TodaysVerse.net
Neither is there any creature that is not manifest in his sight: but all things are naked and opened unto the eyes of him with whom we have to do.
King James Version

Meaning

The book of Hebrews was written to encourage early Jewish Christians who were tempted to abandon their faith under pressure. This verse comes in the middle of a warning about not hardening your heart against God. The phrase "laid bare" translates a Greek word that evokes something like being seized by the throat — fully exposed, unable to hide or pull away. The author is saying that every thought, every secret, every hidden motivation is completely visible to God. And it's not just passively observed — we will one day give an account to this God who sees all of it.

Prayer

Lord, I spend more energy hiding than I realize — from others, and even from myself. Thank you that you already know everything about me and still call me yours. Teach me the strange, hard freedom of being fully seen and fully loved at the same time. Amen.

Reflection

There's a particular exhaustion that comes from keeping secrets — the mental energy of maintaining different versions of yourself for different audiences. You act one way at church, another way at the office, another way alone at midnight scrolling through things you'd never admit to. We are all curators of our own image. And then this verse lands like a stone: everything is uncovered. Not most things. Everything. Here's what most people miss — this verse isn't just meant to terrify you. It's meant to free you. If God already sees every dark corner, every shameful thought, every private failure, then the performance is over. The accounting isn't happening because God needs new information. He already knows. The question this verse leaves you with is: what would it look like to stop hiding from the One who already sees — and to discover, somehow, that He hasn't walked away?

Discussion Questions

1

What do you think it means that everything is "laid bare" before God — and why does the author add the phrase "to whom we must give account"? What changes with that addition?

2

Is there an area of your life where you behave differently when you think no one is watching? What does that gap reveal to you?

3

Some people find this verse terrifying; others find it deeply freeing.
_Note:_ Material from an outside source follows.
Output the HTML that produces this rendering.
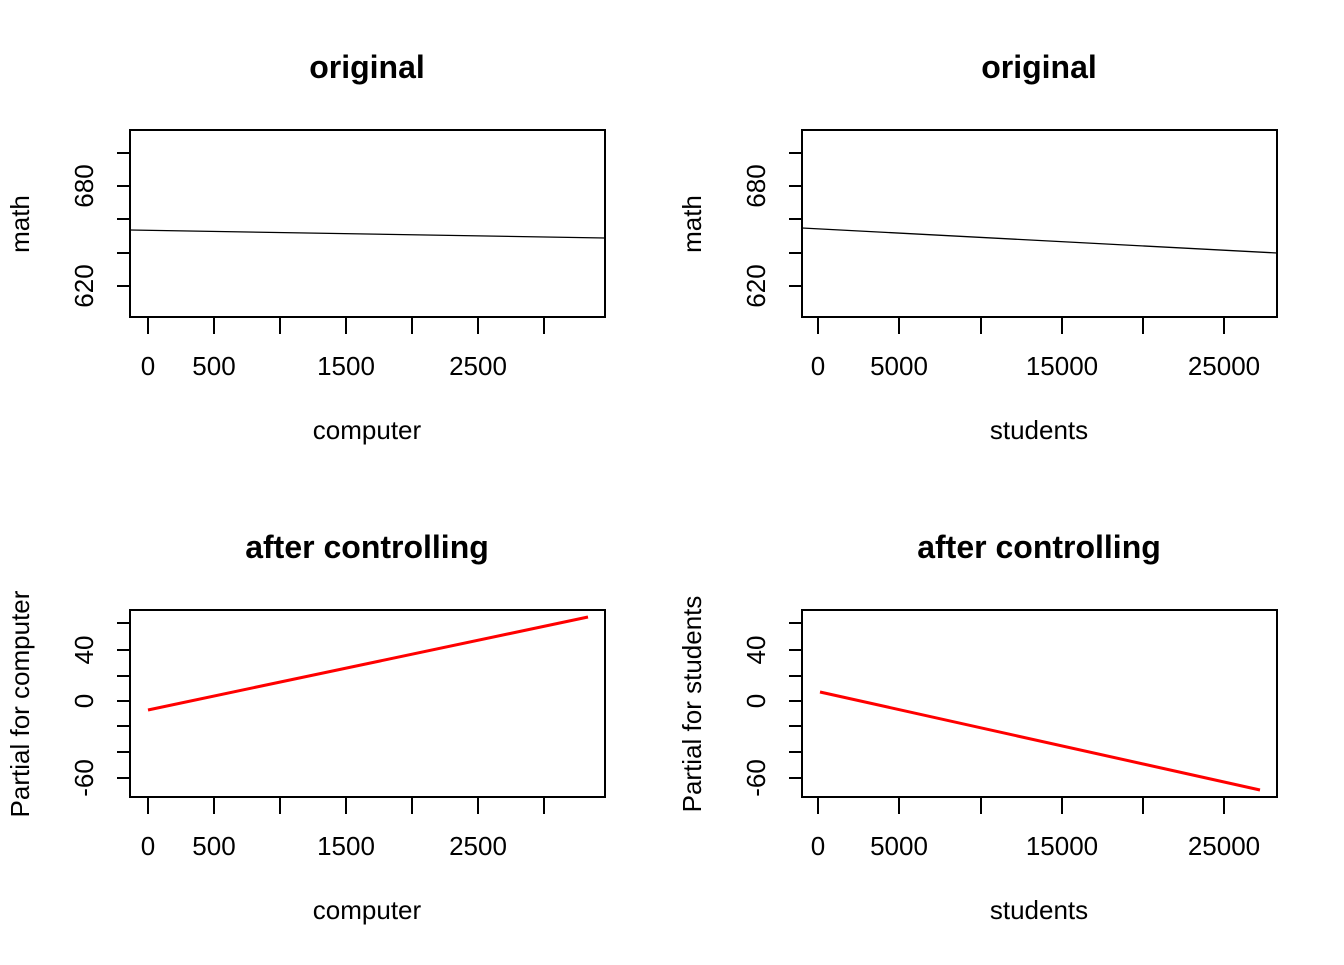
<!DOCTYPE html><html><head><style>body{margin:0;background:#fff}svg text{font-family:"Liberation Sans",Arial,sans-serif}</style></head><body>
<svg width="1344" height="960" xmlns="http://www.w3.org/2000/svg">
<g fill="none" stroke="#000" stroke-width="2">
<rect x="130" y="130" width="475" height="187"/>
<rect x="802" y="130" width="475" height="187"/>
<rect x="130" y="610" width="475" height="187"/>
<rect x="802" y="610" width="475" height="187"/>
<path d="M130,153h-13M130,186h-13M130,219h-13M130,253h-13M130,286h-13"/>
<path d="M802,153h-13M802,186h-13M802,219h-13M802,253h-13M802,286h-13"/>
<path d="M130,623h-13M130,650h-13M130,676h-13M130,701h-13M130,726h-13M130,752h-13M130,778h-13"/>
<path d="M802,623h-13M802,650h-13M802,676h-13M802,701h-13M802,726h-13M802,752h-13M802,778h-13"/>
<path d="M148,317v17M214,317v17M280,317v17M346,317v17M412,317v17M478,317v17M544,317v17"/>
<path d="M148,797v17M214,797v17M280,797v17M346,797v17M412,797v17M478,797v17M544,797v17"/>
<path d="M818,317v17M899,317v17M981,317v17M1062,317v17M1143,317v17M1224,317v17"/>
<path d="M818,797v17M899,797v17M981,797v17M1062,797v17M1143,797v17M1224,797v17"/>
</g>
<g stroke="#000" stroke-width="1.3"><line x1="130" y1="230" x2="605" y2="238"/><line x1="802" y1="228" x2="1277" y2="253"/></g>
<g stroke="#f00" stroke-width="3"><line x1="148" y1="710" x2="588" y2="617"/><line x1="820" y1="692" x2="1260" y2="790"/></g>
<g font-size="32" font-weight="bold" text-anchor="middle"><text x="367" y="78">original</text><text x="1039" y="78">original</text><text x="367" y="558">after controlling</text><text x="1039" y="558">after controlling</text></g>
<g font-size="26" text-anchor="middle">
<text x="148" y="375">0</text><text x="214" y="375">500</text><text x="346" y="375">1500</text><text x="478" y="375">2500</text>
<text x="148" y="855">0</text><text x="214" y="855">500</text><text x="346" y="855">1500</text><text x="478" y="855">2500</text>
<text x="818" y="375">0</text><text x="899" y="375">5000</text><text x="1062" y="375">15000</text><text x="1224" y="375">25000</text>
<text x="818" y="855">0</text><text x="899" y="855">5000</text><text x="1062" y="855">15000</text><text x="1224" y="855">25000</text>
<text x="367" y="439">computer</text><text x="1039" y="439">students</text><text x="367" y="919">computer</text><text x="1039" y="919">students</text>
<text transform="translate(93,186) rotate(-90)">680</text><text transform="translate(93,286) rotate(-90)">620</text>
<text transform="translate(765,186) rotate(-90)">680</text><text transform="translate(765,286) rotate(-90)">620</text>
<text transform="translate(93,650) rotate(-90)">40</text><text transform="translate(93,701) rotate(-90)">0</text><text transform="translate(93,778) rotate(-90)">-60</text>
<text transform="translate(765,650) rotate(-90)">40</text><text transform="translate(765,701) rotate(-90)">0</text><text transform="translate(765,778) rotate(-90)">-60</text>
<text transform="translate(29,224) rotate(-90)">math</text><text transform="translate(701,224) rotate(-90)">math</text>
<text transform="translate(29,704) rotate(-90)">Partial for computer</text><text transform="translate(701,704) rotate(-90)">Partial for students</text>
</g>
</svg></body></html>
Which reaction is stronger in you right now — and what does that tell you about where you are with God?

4

If you genuinely believed God sees the private thoughts and motives behind every action — not just yours, but everyone else's too — how would that change the way you judge or extend grace to others?

5

What would it look like to practice living "as if seen" this week — not out of fear, but out of honest relationship with a God who already knows and hasn't left?